Juiz desde 1990, Leoberto Narciso Brancher conheceu o conceito da justiça restaurativa durante um curso em São Paulo. Na época, trabalhava como juiz responsável pelas unidades da Fundação de Atendimento Socioeducativo (Fase) em Porto Alegre e vivia um verdadeiro dilema: estava ali ou para educar ou para punir. A justiça restaurativa veio como resposta.
Em que situações sabe-se que a justiça restaurativa funciona?
Tem amplo espectro de aplicações. Antes de ser uma metodologia de solução de conflitos, é uma filosofia que permite uma nova maneira de pensar a questão da resolução de problemas e conflitos e de qualificar os relacionamentos. Permite que se abordem desde crimes graves até casos de pequenas desavenças do cotidiano.
As situações que são mais propícias são aquelas em que existe um relacionamento prévio ou consequente entre os envolvidos. Por exemplo, um homicídio onde o autor e a família dele morem na mesma região em que os parentes da vítima. Ao voltar na cadeia, esse cara vai ter de circular na frente da casa dos outros.
Colocar vítima e agressor frente a frente não pode piorar ainda mais o trauma vivido?
O círculo é um espaço estruturado, seguro e protegido. Elas (vítima e agressor) não ficam sozinhas, mas com outras pessoas.
A superação do trauma é uma das principais preocupações da justiça restaurativa. O encontro só vai acontecer após pré-avaliação das condições de as pessoas participarem e se isso será favorável para a vítima. Primeiro, o ofensor tem de se autoresponsabilizar, tem de assumir que produziu um dano, que praticou ofensa. Ninguém vai para o encontro para discutir se é culpado ou que não foi bem assim. Já em relação à vítima, também precisa participar de forma voluntária. Ela só vai aceitar se quiser, quase sempre porque busca esclarecimento.
As vítimas têm perguntas e, às vezes, a clareza pode gerar descarga da tensão traumática. Então, nesse sentido a participação da pessoa pode ser curativa. Mas tudo depende de uma boa avaliação, isso não é aplicado de forma indiscriminada.
E em casos de estupros?
Via de regra, não se aplica. (Os círculos) são menos recomendados para estupro, principalmente abuso sexual de crianças, e violência doméstica. São as áreas mais delicadas, de aplicações de uso muito restrito porque pode revitimizar. Normalmente, nas relações familiares, existe poder continuado. No caso da violência doméstica, você não pode garantir que o que acontecer ali no círculo seja sustentável na convivência das pessoas quando há essa continuidade. Na situação de violência sexual, é pela profundidade do trauma.

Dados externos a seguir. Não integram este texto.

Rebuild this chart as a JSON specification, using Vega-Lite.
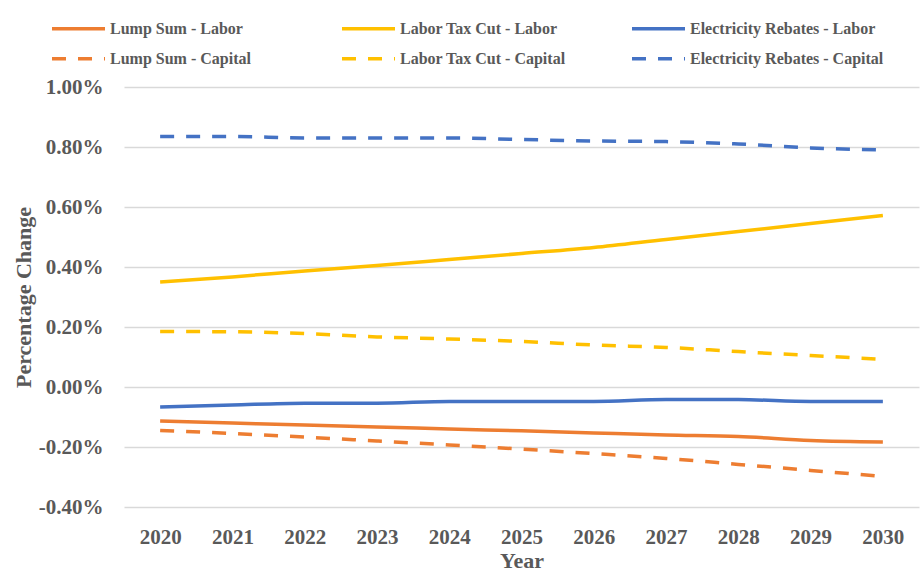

Não vou dizer que não se aplica, porque pode ter um pai condenado por abusar da filha e depois de quatro, cinco anos de cadeia, a filha, já jovem, quer conversar com ele. A pessoa olha de fora e diz: “Ah! vai colocar a vítima conversar com o ofensor”. Mas tem de olhar caso a caso, porque as pessoas podem querer. Na justiça tradicional, quem fala pelas pessoas é o juiz, o promotor e o advogado. O diferencial da justiça restaurativa é que a gente pergunta para as pessoas, questiona se elas querem falar. A gente não decide de antemão: você é vítima e não vai falar com o réu.
Como dá para medir a eficácia dos círculos de paz nas escolas?
Diria que pela melhoria do clima da convivência escolar, com turmas mais colaborativas, menos tumulto, professores menos adoecidos, redução do estresse, relacionamento mais cordial entre família e instituição e, naturalmente, redução na incidência de ocorrências nas escolas.
De onde surgiu o interesse do senhor em justiça restaurativa?
Fui juiz da Fase. Trabalhei com adolescentes infratores internos por 11 anos e tinha um grande dilema. Me perguntava se estava lá para educar ou para punir. Porque o sistema acabava fazendo as duas coisas. Mesmo dizendo que educava, ele (o sistema) era violento no tratamento. Achei na justiça restaurativa um ponto de equilíbrio entre a assistência, o cuidado e a proteção. Tudo isso com controle, limite e disciplina. Se você exerce a disciplina de maneira violenta, não está educando. Foi minha experiência como juiz que exigiu amadurecimento e encontrei com material bibliográfico e comecei a estudar. Foi aí que percebi que essa era a resposta para meu dilema. Até janeiro de 1999, nunca tinha ouvido falar. Em 2002, fiz o primeiro caso e, em 2005, a gente começou o projeto-piloto na Ajuris. Hoje, a justiça restaurativa já é uma política nacional.